By Mary Thurwachter
Commander Sean Scheller was officially sworn in as Lantana’s police chief on April 23, two weeks after former Chief Jeff Tyson was fired after DUI charges in Boca Raton.
Scheller, who has been with the Lantana Police Department for 18 years, told the Town Council and residents he would “have an open door policy” and “get this ship going in the right direction.”
He will receive an annual salary of $88,500, the same amount Tyson had received.
Scheller, 42, grew up in Clearwater and has a bachelor’s degree in criminal justice from Florida State University. He is a graduate of the Hillsboro County Police Academy.
He worked his way through the ranks of the 29-officer Lantana Police Department, starting as a road patrol officer in 1995, becoming a detective in 1997, and sergeant of support services in 2007.
Last year, Scheller became division commander of uniform and support services.
Since Tyson’s departure April 5, Scheller was acting chief until then-Town Manager Mike Bornstein named him chief on April 11.

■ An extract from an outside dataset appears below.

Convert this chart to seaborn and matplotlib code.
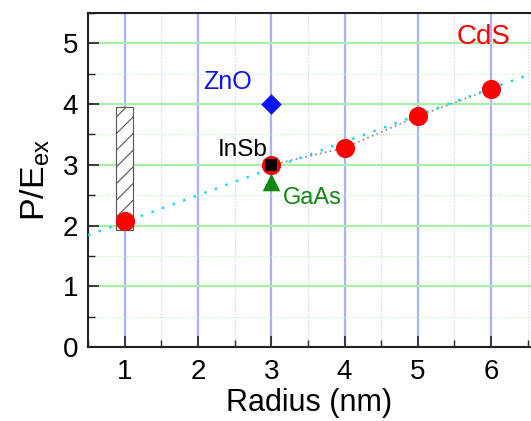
import seaborn as sns
import matplotlib.pyplot as plt
import matplotlib.ticker as mticker
import pandas as pd

# CdS data points
cds_radius = [1, 3, 4, 5, 6]
cds_ratio = [2.08, 3.0, 3.28, 3.80, 4.25]

# other materials (all at 3 nm)
zno_radius = [3]
zno_ratio = [4.0]
insb_radius = [3]
insb_ratio = [3.0]
gaas_radius = [3]
gaas_ratio = [2.71]

# linear fit
fit_radius = [0.5, 6.55]
fit_ratio = [1.84, 4.50]

# hatched range at 1 nm
range_radius = [1.0]
range_low = [1.92]
range_high = [3.95]

sns.set_style('ticks')
plt.rcParams['font.family'] = ['Liberation Sans', 'DejaVu Sans']
plt.rcParams['hatch.linewidth'] = 0.8

fig = plt.figure(figsize=(5.31, 4.21), dpi=100)
ax = fig.add_axes([0.1657, 0.1758, 0.8343, 0.7932])

cds = pd.DataFrame({'Radius': cds_radius, 'Ratio': cds_ratio})
fit = pd.DataFrame({'Radius': fit_radius, 'Ratio': fit_ratio})

# grid
ax.set_axisbelow(True)
ax.xaxis.set_major_locator(mticker.MultipleLocator(1))
ax.xaxis.set_minor_locator(mticker.MultipleLocator(0.5))
ax.yaxis.set_major_locator(mticker.MultipleLocator(1))
ax.yaxis.set_minor_locator(mticker.MultipleLocator(0.5))
ax.grid(which='major', axis='x', color='#aab0ff', lw=1.6)
ax.grid(which='minor', axis='x', color='#c8c8ff', lw=0.8, ls=':')
ax.grid(which='major', axis='y', color='#a8f0a8', lw=1.6)
ax.grid(which='minor', axis='y', color='#b8f0b8', lw=0.8, ls=':')

heights = [h - l for h, l in zip(range_high, range_low)]
ax.bar(range_radius, heights, bottom=range_low, width=0.23, color='white',
       edgecolor='#555555', hatch='//', lw=0.8, zorder=2)

sns.lineplot(data=cds[cds['Radius'] >= 3], x='Radius', y='Ratio', ax=ax,
             color='#888888', lw=1.2, ls=(0, (1, 2)), zorder=3)
sns.lineplot(data=fit, x='Radius', y='Ratio', ax=ax,
             color='#20d8e8', lw=1.8, ls=(0, (1, 3.5)), zorder=3)

sns.scatterplot(data=cds, x='Radius', y='Ratio', ax=ax, color='red',
                s=190, marker='o', linewidth=0, zorder=4)
sns.scatterplot(x=zno_radius, y=zno_ratio, ax=ax, color='#0a14f0',
                s=110, marker='D', linewidth=0, zorder=5)
sns.scatterplot(x=insb_radius, y=insb_ratio, ax=ax, color='black',
                s=70, marker='s', linewidth=0, zorder=5)
sns.scatterplot(x=gaas_radius, y=gaas_ratio, ax=ax, color='#118811',
                s=160, marker='^', linewidth=0, zorder=5)

ax.text(5.89, 5.10, 'CdS', color='red', fontsize=20, ha='center', va='center')
ax.text(2.41, 4.36, 'ZnO', color='#0a14f0', fontsize=18, ha='center', va='center')
ax.text(2.61, 3.24, 'InSb', color='black', fontsize=17.5, ha='center', va='center')
ax.text(3.56, 2.45, 'GaAs', color='#118811', fontsize=17, ha='center', va='center')

ax.set_xlim(0.5, 6.544)
ax.set_ylim(0, 5.5)
ax.set_xticks([1, 2, 3, 4, 5, 6])
ax.set_yticks([0, 1, 2, 3, 4, 5])

ax.set_xlabel('Radius (nm)', fontsize=22, labelpad=2, color='black')
ax.set_ylabel('P/E$_{\\mathregular{ex}}$', fontsize=24.5, labelpad=8, color='black')
ax.tick_params(which='major', direction='in', length=8, width=1.2,
               labelsize=20, pad=7, top=False, right=False,
               colors='#222222', labelcolor='black')
ax.tick_params(axis='x', which='major', pad=9)
ax.tick_params(which='minor', direction='in', length=5, width=1.0,
               top=False, right=False, colors='#222222')
for side in ['left', 'bottom', 'top']:
    ax.spines[side].set_linewidth(1.5)
    ax.spines[side].set_color('#222222')
ax.spines['right'].set_visible(False)

fig.savefig('out.png', dpi=100)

Council members encouraged Bornstein to hire Scheller before Bornstein left to take the city manager’s job in Lake Worth. Toward the end of a lengthy meeting on April 9, a council member tried to make a motion directing Bornstein to hire Scheller, but Mayor Dave Stewart wouldn’t allow it, saying such a move would be violate the town’s charter.
Admittedly angry about the push to get Bornstein to hire a chief before he left, Stewart said his annoyance had nothing to do with Scheller.

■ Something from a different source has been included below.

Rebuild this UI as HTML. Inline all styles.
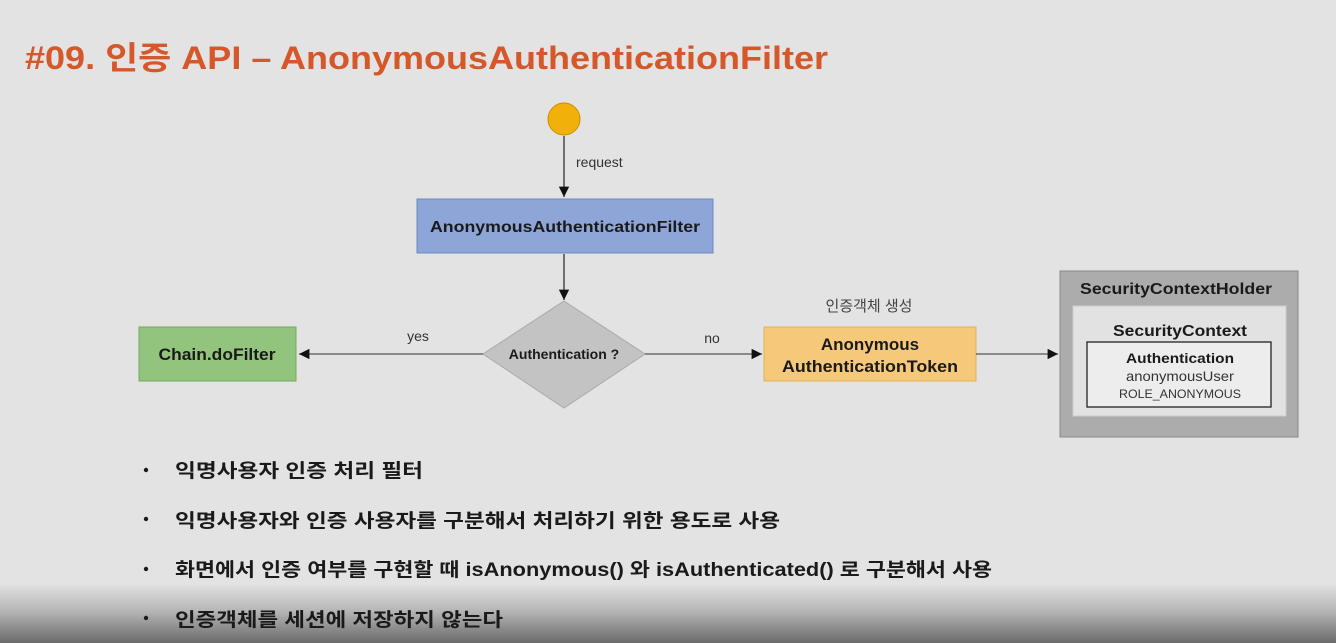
<!DOCTYPE html>
<html><head><meta charset="utf-8">
<style>
html,body{margin:0;padding:0}
body{width:1336px;height:643px;overflow:hidden;position:relative;background:#e3e3e3;font-family:"Liberation Sans","Noto Sans CJK KR",sans-serif}
svg{position:absolute;left:0;top:0}
.grad{position:absolute;left:0;top:585px;width:1336px;height:58px;background:linear-gradient(#e0e0e0,#b5b5b5 45%,#6a6a6a)}
</style></head><body>
<div class="grad"></div>
<svg width="1336" height="643" viewBox="0 0 1336 643" font-family="Liberation Sans, Noto Sans CJK KR, sans-serif">
<defs><marker id="a" viewBox="0 0 10 10" refX="10" refY="5" markerWidth="8" markerHeight="8" orient="auto"><path d="M0,0L10,5L0,10z" fill="#111"/></marker></defs>
<text x="25" y="69" font-size="32" font-weight="bold" fill="#d4582a" textLength="803" lengthAdjust="spacingAndGlyphs">#09. 인증 API – AnonymousAuthenticationFilter</text>
<circle cx="564" cy="119" r="16" fill="#f2b10a" stroke="#c98f00"/>
<line x1="564" y1="136" x2="564" y2="197" stroke="#333" stroke-width="1.3" marker-end="url(#a)"/>
<text x="576" y="167" font-size="14" fill="#333">request</text>
<rect x="417" y="199" width="296" height="54" fill="#8ea5d8" stroke="#6f88c4"/>
<text x="565" y="232" font-size="16" font-weight="bold" fill="#1a1a1a" text-anchor="middle" textLength="270" lengthAdjust="spacingAndGlyphs">AnonymousAuthenticationFilter</text>
<line x1="564" y1="254" x2="564" y2="300" stroke="#333" stroke-width="1.3" marker-end="url(#a)"/>
<polygon points="564,301 645,354 564,408 483,354" fill="#c3c3c3" stroke="#aaa"/>
<text x="564" y="359" font-size="14" font-weight="bold" fill="#1a1a1a" text-anchor="middle">Authentication ?</text>
<line x1="483" y1="354" x2="299" y2="354" stroke="#555" stroke-width="1.3" marker-end="url(#a)"/>
<text x="418" y="341" font-size="14" fill="#333" text-anchor="middle">yes</text>
<rect x="139" y="327" width="157" height="54" fill="#92c47d" stroke="#76a862"/>
<text x="217" y="360" font-size="17" font-weight="bold" fill="#1a1a1a" text-anchor="middle" textLength="117" lengthAdjust="spacingAndGlyphs">Chain.doFilter</text>
<line x1="645" y1="354" x2="762" y2="354" stroke="#555" stroke-width="1.3" marker-end="url(#a)"/>
<text x="712" y="343" font-size="14" fill="#333" text-anchor="middle">no</text>
<text x="869" y="311" font-size="15" fill="#444" text-anchor="middle">인증객체 생성</text>
<rect x="764" y="327" width="212" height="54" fill="#f6c97a" stroke="#e2b05a"/>
<text x="870" y="350" font-size="17" font-weight="bold" fill="#1a1a1a" text-anchor="middle">Anonymous</text>
<text x="870" y="372" font-size="17" font-weight="bold" fill="#1a1a1a" text-anchor="middle" textLength="176" lengthAdjust="spacingAndGlyphs">AuthenticationToken</text>
<line x1="976" y1="354" x2="1058" y2="354" stroke="#555" stroke-width="1.3" marker-end="url(#a)"/>
<rect x="1060" y="271" width="238" height="166" fill="#acacac" stroke="#888"/>
<text x="1176" y="294" font-size="16" font-weight="bold" fill="#1a1a1a" text-anchor="middle" textLength="192" lengthAdjust="spacingAndGlyphs">SecurityContextHolder</text>
<rect x="1073" y="306" width="213" height="110" fill="#e2e2e2" stroke="#ccc"/>
<text x="1180" y="336" font-size="16" font-weight="bold" fill="#1a1a1a" text-anchor="middle" textLength="134" lengthAdjust="spacingAndGlyphs">SecurityContext</text>
<rect x="1087" y="342" width="184" height="65" fill="#ededed" stroke="#222" stroke-width="1.3"/>
<text x="1180" y="363" font-size="14" font-weight="bold" fill="#1a1a1a" text-anchor="middle" textLength="108" lengthAdjust="spacingAndGlyphs">Authentication</text>
<text x="1180" y="381" font-size="14" fill="#333" text-anchor="middle" textLength="108" lengthAdjust="spacingAndGlyphs">anonymousUser</text>
<text x="1180" y="398" font-size="12" fill="#333" text-anchor="middle" textLength="122" lengthAdjust="spacingAndGlyphs">ROLE_ANONYMOUS</text>
<g fill="#1a1a1a" font-weight="bold" font-size="19">
<circle cx="146" cy="470" r="2.2"/><circle cx="146" cy="519" r="2.2"/><circle cx="146" cy="569" r="2.2"/><circle cx="146" cy="618" r="2.2"/>
<text x="175" y="477" textLength="248" lengthAdjust="spacingAndGlyphs">익명사용자 인증 처리 필터</text>
<text x="175" y="527" textLength="605" lengthAdjust="spacingAndGlyphs">익명사용자와 인증 사용자를 구분해서 처리하기 위한 용도로 사용</text>
<text x="175" y="576" textLength="817" lengthAdjust="spacingAndGlyphs">화면에서 인증 여부를 구현할 때 isAnonymous() 와 isAuthenticated() 로 구분해서 사용</text>
<text x="175" y="626" textLength="328" lengthAdjust="spacingAndGlyphs">인증객체를 세션에 저장하지 않는다</text>
</g>
</svg>
</body></html>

“We do not tell him (Bornstein) who to hire,” Stewart said.
“I thought he was the right appointee, but it was the town manager’s decision and I thought the decision should wait for the new town manager (Deborah Manzo, who will begin May 7).

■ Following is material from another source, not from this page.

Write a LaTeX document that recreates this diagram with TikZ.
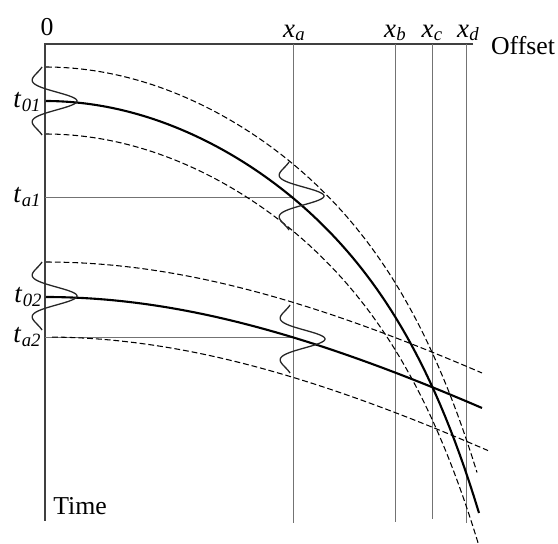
\documentclass[tikz,border=0pt]{standalone}
\usepackage{fontspec}
\setmainfont{Liberation Serif}
\usepackage{tikz}
\usetikzlibrary{positioning}
\tikzset{
  axisline/.style={draw=black!75, line width=1.3pt},
  gridline/.style={draw=black!55, line width=0.8pt},
  event/.style={draw=black, line width=1.8pt},
  bound/.style={draw=black, line width=0.9pt, dash pattern=on 5pt off 2.5pt},
  wavelet/.style={draw=black!85, line width=1.1pt},
  axislabel/.style={font=\fontsize{22}{26}\selectfont, inner sep=0pt},
  timelabel/.style={font=\fontsize{23}{26}\selectfont, inner sep=0pt}
}
% italic letter with small italic index
\newcommand\idxlabel[2]{\textit{#1}\kern0.01em\raisebox{-0.12em}{\fontsize{16}{16}\selectfont\textit{#2}}}
% Ricker-like wavelet standing on a vertical trace
\newcommand\ricker[2]{%
  \draw[wavelet] plot[domain=-2:2, samples=70, smooth, variable=\u]
    ({#1 + 31*(1-2*\u*\u)*exp(-\u*\u)}, {#2 + 17*\u});}

\begin{document}
\begin{tikzpicture}[x=0.03cm, y=-0.03cm,
  declare function={
    evone(\x) = 101 + 289.7*((\x-45)/434)^2 + 122.3*((\x-45)/434)^7;
    evtwo(\x) = 44 + 100*sqrt(2.53*2.53 + ((\x-45)/167)^2);
  }]
\useasboundingbox (0,0) rectangle (558,544);

% axes
\coordinate (origin) at (45,44);
\coordinate (offsetend) at (473,44);
\coordinate (timeend) at (45,521);
\draw[axisline] (offsetend) -- (origin) -- (timeend);

% receiver traces
\draw[gridline] (293,44) -- (293,523);
\draw[gridline] (395,44) -- (395,522);
\draw[gridline] (432,44) -- (432,519);
\draw[gridline] (466,44) -- (466,523);

% picked arrival times
\draw[gridline] (45,197) -- (293,197);
\draw[gridline] (45,337) -- (293,337);

% first reflection with its window
\draw[bound] plot[domain=46:477, samples=90, variable=\x] (\x, {evone(\x) - 34});
\draw[event] plot[domain=46:479, samples=90, variable=\x] (\x, {evone(\x)});
\draw[bound] plot[domain=46:478, samples=90, variable=\x] (\x, {evone(\x) + 33});

% second reflection with its window
\draw[bound] plot[domain=46:482, samples=60, variable=\x] (\x, {evtwo(\x) - 35});
\draw[event] plot[domain=46:482, samples=60, variable=\x] (\x, {evtwo(\x)});
\draw[bound] plot[domain=52:488, samples=60, variable=\x] (\x, {evtwo(\x) + 40});

% wavelets
\ricker{46}{101}
\ricker{46}{296}
\ricker{293}{196}
\ricker{294}{339}

% labels
\node[axislabel] (zero) at (47,27) {0};
\node[timelabel] (xa) at (294,33) {\idxlabel{x}{a}};
\node[timelabel] (xb) at (395,33) {\idxlabel{x}{b}};
\node[timelabel] (xc) at (432,33) {\idxlabel{x}{c}};
\node[timelabel] (xd) at (468,33) {\idxlabel{x}{d}};
\node[axislabel] (offset) at (523,46) {Offset};
\node[axislabel] (time) at (80,506) {Time};
\node[timelabel] (t01) at (27,102) {\idxlabel{t}{01}};
\node[timelabel] (ta1) at (27,197) {\idxlabel{t}{a1}};
\node[timelabel] (t02) at (28,297) {\idxlabel{t}{02}};
\node[timelabel] (ta2) at (27,337) {\idxlabel{t}{a2}};
\end{tikzpicture}
\end{document}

Tyson, 51, had been police chief since September 2010. He was arrested around 1 p.m. on April 4 by Boca Raton police responding to an accident on Military Trail in which Tyson’s Ford Explorer (a town-owned vehicle) rear-ended an unmarked Palm Beach County Sheriff’s Office vehicle. Tyson’s blood alcohol tests (.229 and .234 percent) were almost three times the legal limit for intoxication.